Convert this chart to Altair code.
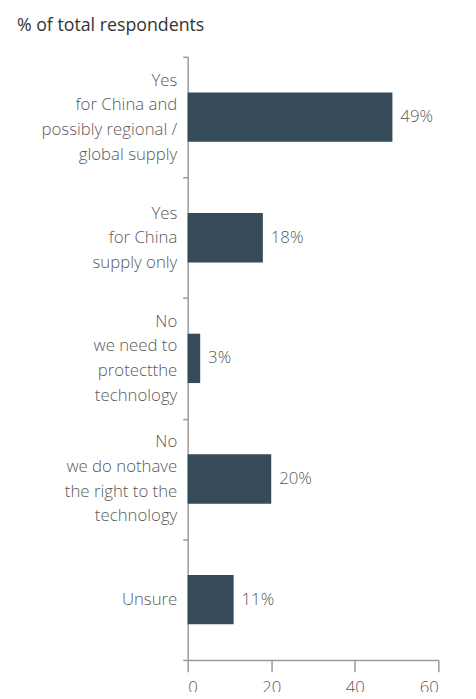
import altair as alt
import pandas as pd

categories = [
    "Yes|for China and|possibly regional /|global supply",
    "Yes|for China|supply only",
    "No|we need to|protectthe|technology",
    "No|we do nothave|the right to the|technology",
    "Unsure",
]
values = [49, 18, 3, 20, 11]
x_ticks = [0, 20, 40, 60]

df = pd.DataFrame({"cat": categories, "val": values})

FONT = "Open Sans"
TXT = "#5a5a5a"
AX = "#9a9a9a"
BAR = "#364b5a"
LH = 25

# shift multi-line labels up so the block is centred on its band
offset_cond = [
    {"test": f"datum.value === {c!r}", "value": -(len(c.split('|')) - 1) * LH / 2}
    for c in categories
]

y_enc = alt.Y(
    "cat:N",
    sort=None,
    scale=alt.Scale(paddingInner=0, paddingOuter=0),
    axis=alt.Axis(
        title=None,
        labelExpr="split(datum.label, '|')",
        labelOffset={"condition": offset_cond, "value": 0},
        tickBand="extent",
        tickSize=5,
        labelPadding=6,
        labelFont=FONT,
        labelFontSize=17,
        labelFontWeight=300,
        labelLineHeight=LH,
        labelColor=TXT,
        domainColor=AX,
        tickColor=AX,
        domainWidth=1.5,
        tickWidth=1.5,
        labelLimit=300,
    ),
)
x_enc = alt.X(
    "val:Q",
    scale=alt.Scale(domain=[0, 60], nice=False),
    axis=alt.Axis(
        title=None,
        values=x_ticks,
        grid=False,
        tickSize=12,
        labelPadding=8,
        labelFont=FONT,
        labelFontSize=17,
        labelFontWeight=300,
        labelColor=TXT,
        domainColor=AX,
        tickColor=AX,
        domainWidth=1.5,
        tickWidth=1.5,
    ),
)

base = alt.Chart(df).encode(y=y_enc, x=x_enc)
bars = base.mark_bar(size=50, color=BAR)
labels = base.transform_calculate(lbl="datum.val + '%'").mark_text(
    align="left", baseline="middle", dx=8, font=FONT, fontSize=17,
    fontWeight=300, color=TXT
).encode(text="lbl:N")

chart = (
    alt.layer(bars, labels)
    .properties(
        width=254,
        height=611,
        autosize=alt.AutoSizeParams(type="none"),
        padding={"left": 182, "top": 45, "right": 30, "bottom": 28},
        title=alt.TitleParams(
            "% of total respondents",
            anchor="start",
            frame="group",
            dx=-173,
            offset=13,
            font=FONT,
            fontSize=18,
            fontWeight=500,
            color="#333333",
        ),
    )
    .configure_view(stroke=None)
)

chart.save("out.html", embed_options={"renderer": "svg", "actions": False})
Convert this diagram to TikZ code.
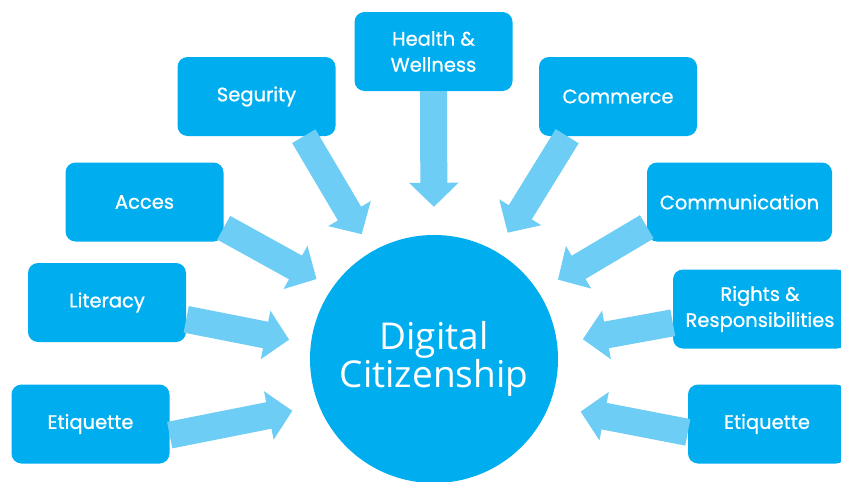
\documentclass[tikz,border=0pt]{standalone}
\usepackage{fontspec}
\usepackage{tikz}
\usetikzlibrary{arrows.meta}
\newfontfamily\boxfont{Poppins}[FakeBold=0.8]
\newfontfamily\hubfont{Open Sans}
\definecolor{dcblue}{RGB}{0,174,239}
\definecolor{dclight}{RGB}{110,205,245}
\tikzset{
  box/.style={fill=dcblue, rounded corners=10pt, align=center, inner sep=2pt, text=white,
    font=\boxfont\fontsize{19.5}{26}\selectfont, minimum width=158pt, minimum height=79pt},
  hub/.style={circle, fill=dcblue, minimum size=248pt, inner sep=0pt, align=center, text=white,
    font=\hubfont\fontsize{37}{36}\selectfont},
  fl/.style={-{Triangle[width=48pt, length=24pt]}, line width=27pt, draw=dclight},
}
\begin{document}
\begin{tikzpicture}[x=1pt, y=-1pt]
  \useasboundingbox[fill=white] (0,0) rectangle (841,482);
  \node[hub] (dc) at (434,359) {Digital\\Citizenship};
  \node[box] (hw) at (433.5,51.5) {Health \&\\Wellness};
  \node[box] (seg) at (256.5,96.5) {Segurity};
  \node[box] (com) at (618,96.5) {Commerce};
  \node[box] (acc) at (144.5,202) {Acces};
  \node[box, minimum width=185pt] (comm) at (739.5,202) {Communication};
  \node[box] (lit) at (107,302.5) {Literacy};
  \node[box] (etl) at (90.5,424) {Etiquette};
  \node[box, minimum width=174pt] (rig) at (760,309) {Rights \&\\Responsibilities};
  \node[box] (etr) at (767,424) {Etiquette};
  % arrows into the hub
  \draw[fl, shorten >=28pt] (hw.south) -- (dc.90);
  \draw[fl, shorten >=20pt] (seg.-40) -- (dc.120);
  \draw[fl, shorten >=22pt] (com.218) -- (dc.60);
  \draw[fl, shorten >=18pt] (acc.-18) -- (dc.145);
  \draw[fl, shorten >=23pt] (comm.195) -- (dc.33);
  \draw[fl, shorten >=22pt] (lit.-12) -- (dc.173);
  \draw[fl, shorten >=27pt] (etl.-8) -- (dc.202);
  \draw[fl, shorten >=26pt] (rig.189) -- (dc.7);
  \draw[fl, shorten >=32pt] (etr.186) -- (dc.-22);
\end{tikzpicture}
\end{document}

.....

Task prompt » Everything from the line with "Convert this diagram to TikZ code." through the end of the records above, and nothing else, is to be quoted exactly; please leave the pictures out.

Complete answer »
Convert this diagram to TikZ code.
\documentclass[tikz,border=0pt]{standalone}
\usepackage{fontspec}
\usepackage{tikz}
\usetikzlibrary{arrows.meta}
\newfontfamily\boxfont{Poppins}[FakeBold=0.8]
\newfontfamily\hubfont{Open Sans}
\definecolor{dcblue}{RGB}{0,174,239}
\definecolor{dclight}{RGB}{110,205,245}
\tikzset{
  box/.style={fill=dcblue, rounded corners=10pt, align=center, inner sep=2pt, text=white,
    font=\boxfont\fontsize{19.5}{26}\selectfont, minimum width=158pt, minimum height=79pt},
  hub/.style={circle, fill=dcblue, minimum size=248pt, inner sep=0pt, align=center, text=white,
    font=\hubfont\fontsize{37}{36}\selectfont},
  fl/.style={-{Triangle[width=48pt, length=24pt]}, line width=27pt, draw=dclight},
}
\begin{document}
\begin{tikzpicture}[x=1pt, y=-1pt]
  \useasboundingbox[fill=white] (0,0) rectangle (841,482);
  \node[hub] (dc) at (434,359) {Digital\\Citizenship};
  \node[box] (hw) at (433.5,51.5) {Health \&\\Wellness};
  \node[box] (seg) at (256.5,96.5) {Segurity};
  \node[box] (com) at (618,96.5) {Commerce};
  \node[box] (acc) at (144.5,202) {Acces};
  \node[box, minimum width=185pt] (comm) at (739.5,202) {Communication};
  \node[box] (lit) at (107,302.5) {Literacy};
  \node[box] (etl) at (90.5,424) {Etiquette};
  \node[box, minimum width=174pt] (rig) at (760,309) {Rights \&\\Responsibilities};
  \node[box] (etr) at (767,424) {Etiquette};
  % arrows into the hub
  \draw[fl, shorten >=28pt] (hw.south) -- (dc.90);
  \draw[fl, shorten >=20pt] (seg.-40) -- (dc.120);
  \draw[fl, shorten >=22pt] (com.218) -- (dc.60);
  \draw[fl, shorten >=18pt] (acc.-18) -- (dc.145);
  \draw[fl, shorten >=23pt] (comm.195) -- (dc.33);
  \draw[fl, shorten >=22pt] (lit.-12) -- (dc.173);
  \draw[fl, shorten >=27pt] (etl.-8) -- (dc.202);
  \draw[fl, shorten >=26pt] (rig.189) -- (dc.7);
  \draw[fl, shorten >=32pt] (etr.186) -- (dc.-22);
\end{tikzpicture}
\end{document}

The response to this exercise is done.